***** Information provided

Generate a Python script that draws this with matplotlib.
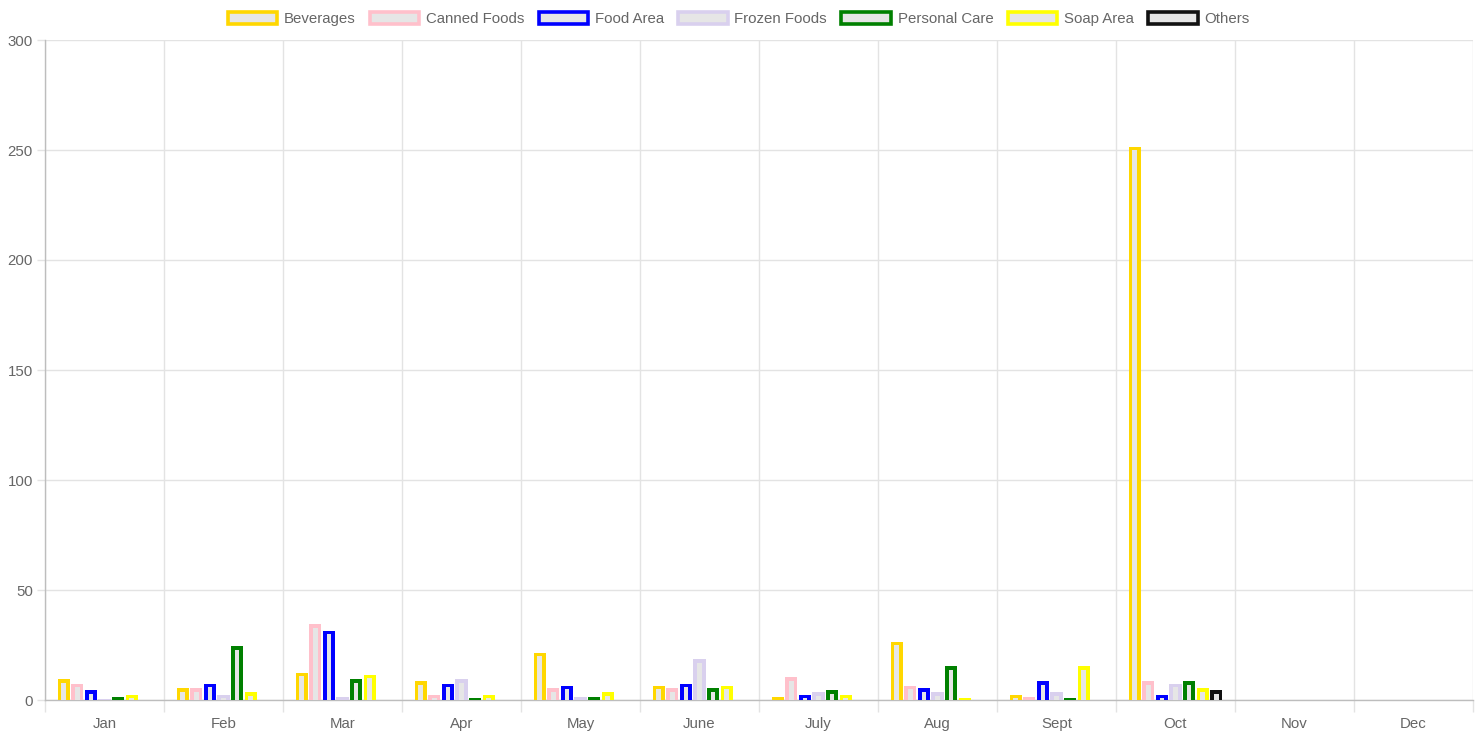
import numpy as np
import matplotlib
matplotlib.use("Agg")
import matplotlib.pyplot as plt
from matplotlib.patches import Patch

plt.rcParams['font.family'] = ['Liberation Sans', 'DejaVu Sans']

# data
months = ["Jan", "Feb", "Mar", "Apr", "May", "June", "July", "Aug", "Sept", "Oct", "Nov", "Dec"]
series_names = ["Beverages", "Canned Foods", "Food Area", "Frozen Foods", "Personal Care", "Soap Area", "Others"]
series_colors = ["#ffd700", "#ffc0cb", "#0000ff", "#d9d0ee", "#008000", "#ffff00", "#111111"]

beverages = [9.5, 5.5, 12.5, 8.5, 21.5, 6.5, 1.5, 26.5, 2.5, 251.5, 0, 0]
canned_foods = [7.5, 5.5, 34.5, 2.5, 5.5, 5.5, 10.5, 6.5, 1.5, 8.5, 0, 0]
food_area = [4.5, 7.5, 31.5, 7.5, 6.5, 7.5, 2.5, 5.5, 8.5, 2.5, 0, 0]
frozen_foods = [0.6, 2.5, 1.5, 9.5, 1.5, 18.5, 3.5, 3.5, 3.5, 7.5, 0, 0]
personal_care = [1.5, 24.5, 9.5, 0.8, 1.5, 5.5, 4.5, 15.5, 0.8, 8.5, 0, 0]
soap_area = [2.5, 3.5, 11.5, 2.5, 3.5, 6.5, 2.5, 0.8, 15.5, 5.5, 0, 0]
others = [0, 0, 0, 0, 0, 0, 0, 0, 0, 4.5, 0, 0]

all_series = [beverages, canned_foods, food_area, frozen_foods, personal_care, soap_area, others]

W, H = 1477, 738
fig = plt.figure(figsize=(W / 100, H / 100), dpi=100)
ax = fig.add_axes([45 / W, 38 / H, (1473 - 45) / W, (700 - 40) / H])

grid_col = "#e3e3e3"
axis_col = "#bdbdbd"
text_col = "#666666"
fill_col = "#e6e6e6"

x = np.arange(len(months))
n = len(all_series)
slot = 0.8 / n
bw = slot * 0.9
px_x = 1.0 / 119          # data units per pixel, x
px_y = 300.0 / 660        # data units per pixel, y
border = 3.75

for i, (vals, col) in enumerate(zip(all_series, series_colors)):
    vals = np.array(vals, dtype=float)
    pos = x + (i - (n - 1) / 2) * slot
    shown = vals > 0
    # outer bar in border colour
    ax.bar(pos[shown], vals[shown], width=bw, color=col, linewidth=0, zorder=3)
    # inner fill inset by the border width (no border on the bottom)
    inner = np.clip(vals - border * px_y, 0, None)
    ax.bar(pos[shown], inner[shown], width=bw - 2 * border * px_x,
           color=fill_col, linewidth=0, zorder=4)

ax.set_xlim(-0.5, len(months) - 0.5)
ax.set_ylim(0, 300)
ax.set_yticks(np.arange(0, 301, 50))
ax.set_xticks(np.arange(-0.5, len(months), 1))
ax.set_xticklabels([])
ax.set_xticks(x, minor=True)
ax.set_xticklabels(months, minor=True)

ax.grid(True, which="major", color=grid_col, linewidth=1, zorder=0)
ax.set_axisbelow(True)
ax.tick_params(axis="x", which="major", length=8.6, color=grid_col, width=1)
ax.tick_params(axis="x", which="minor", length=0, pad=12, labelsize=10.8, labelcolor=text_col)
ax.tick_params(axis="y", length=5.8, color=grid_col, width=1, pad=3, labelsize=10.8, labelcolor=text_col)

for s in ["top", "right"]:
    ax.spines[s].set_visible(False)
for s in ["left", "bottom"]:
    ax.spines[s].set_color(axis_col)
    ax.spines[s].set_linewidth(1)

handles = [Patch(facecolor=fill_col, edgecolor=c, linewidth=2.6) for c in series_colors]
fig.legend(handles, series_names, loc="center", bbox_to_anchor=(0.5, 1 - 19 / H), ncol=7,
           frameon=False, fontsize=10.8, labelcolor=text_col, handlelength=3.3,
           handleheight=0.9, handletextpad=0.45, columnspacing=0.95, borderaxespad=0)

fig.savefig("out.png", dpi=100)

**********

▶ _What is asked_
Copy the material above in full and exactly, skipping pictures.

▶ _Result_
Generate a Python script that draws this with matplotlib.
import numpy as np
import matplotlib
matplotlib.use("Agg")
import matplotlib.pyplot as plt
from matplotlib.patches import Patch

plt.rcParams['font.family'] = ['Liberation Sans', 'DejaVu Sans']

# data
months = ["Jan", "Feb", "Mar", "Apr", "May", "June", "July", "Aug", "Sept", "Oct", "Nov", "Dec"]
series_names = ["Beverages", "Canned Foods", "Food Area", "Frozen Foods", "Personal Care", "Soap Area", "Others"]
series_colors = ["#ffd700", "#ffc0cb", "#0000ff", "#d9d0ee", "#008000", "#ffff00", "#111111"]

beverages = [9.5, 5.5, 12.5, 8.5, 21.5, 6.5, 1.5, 26.5, 2.5, 251.5, 0, 0]
canned_foods = [7.5, 5.5, 34.5, 2.5, 5.5, 5.5, 10.5, 6.5, 1.5, 8.5, 0, 0]
food_area = [4.5, 7.5, 31.5, 7.5, 6.5, 7.5, 2.5, 5.5, 8.5, 2.5, 0, 0]
frozen_foods = [0.6, 2.5, 1.5, 9.5, 1.5, 18.5, 3.5, 3.5, 3.5, 7.5, 0, 0]
personal_care = [1.5, 24.5, 9.5, 0.8, 1.5, 5.5, 4.5, 15.5, 0.8, 8.5, 0, 0]
soap_area = [2.5, 3.5, 11.5, 2.5, 3.5, 6.5, 2.5, 0.8, 15.5, 5.5, 0, 0]
others = [0, 0, 0, 0, 0, 0, 0, 0, 0, 4.5, 0, 0]

all_series = [beverages, canned_foods, food_area, frozen_foods, personal_care, soap_area, others]

W, H = 1477, 738
fig = plt.figure(figsize=(W / 100, H / 100), dpi=100)
ax = fig.add_axes([45 / W, 38 / H, (1473 - 45) / W, (700 - 40) / H])

grid_col = "#e3e3e3"
axis_col = "#bdbdbd"
text_col = "#666666"
fill_col = "#e6e6e6"

x = np.arange(len(months))
n = len(all_series)
slot = 0.8 / n
bw = slot * 0.9
px_x = 1.0 / 119          # data units per pixel, x
px_y = 300.0 / 660        # data units per pixel, y
border = 3.75

for i, (vals, col) in enumerate(zip(all_series, series_colors)):
    vals = np.array(vals, dtype=float)
    pos = x + (i - (n - 1) / 2) * slot
    shown = vals > 0
    # outer bar in border colour
    ax.bar(pos[shown], vals[shown], width=bw, color=col, linewidth=0, zorder=3)
    # inner fill inset by the border width (no border on the bottom)
    inner = np.clip(vals - border * px_y, 0, None)
    ax.bar(pos[shown], inner[shown], width=bw - 2 * border * px_x,
           color=fill_col, linewidth=0, zorder=4)

ax.set_xlim(-0.5, len(months) - 0.5)
ax.set_ylim(0, 300)
ax.set_yticks(np.arange(0, 301, 50))
ax.set_xticks(np.arange(-0.5, len(months), 1))
ax.set_xticklabels([])
ax.set_xticks(x, minor=True)
ax.set_xticklabels(months, minor=True)

ax.grid(True, which="major", color=grid_col, linewidth=1, zorder=0)
ax.set_axisbelow(True)
ax.tick_params(axis="x", which="major", length=8.6, color=grid_col, width=1)
ax.tick_params(axis="x", which="minor", length=0, pad=12, labelsize=10.8, labelcolor=text_col)
ax.tick_params(axis="y", length=5.8, color=grid_col, width=1, pad=3, labelsize=10.8, labelcolor=text_col)

for s in ["top", "right"]:
    ax.spines[s].set_visible(False)
for s in ["left", "bottom"]:
    ax.spines[s].set_color(axis_col)
    ax.spines[s].set_linewidth(1)

handles = [Patch(facecolor=fill_col, edgecolor=c, linewidth=2.6) for c in series_colors]
fig.legend(handles, series_names, loc="center", bbox_to_anchor=(0.5, 1 - 19 / H), ncol=7,
           frameon=False, fontsize=10.8, labelcolor=text_col, handlelength=3.3,
           handleheight=0.9, handletextpad=0.45, columnspacing=0.95, borderaxespad=0)

fig.savefig("out.png", dpi=100)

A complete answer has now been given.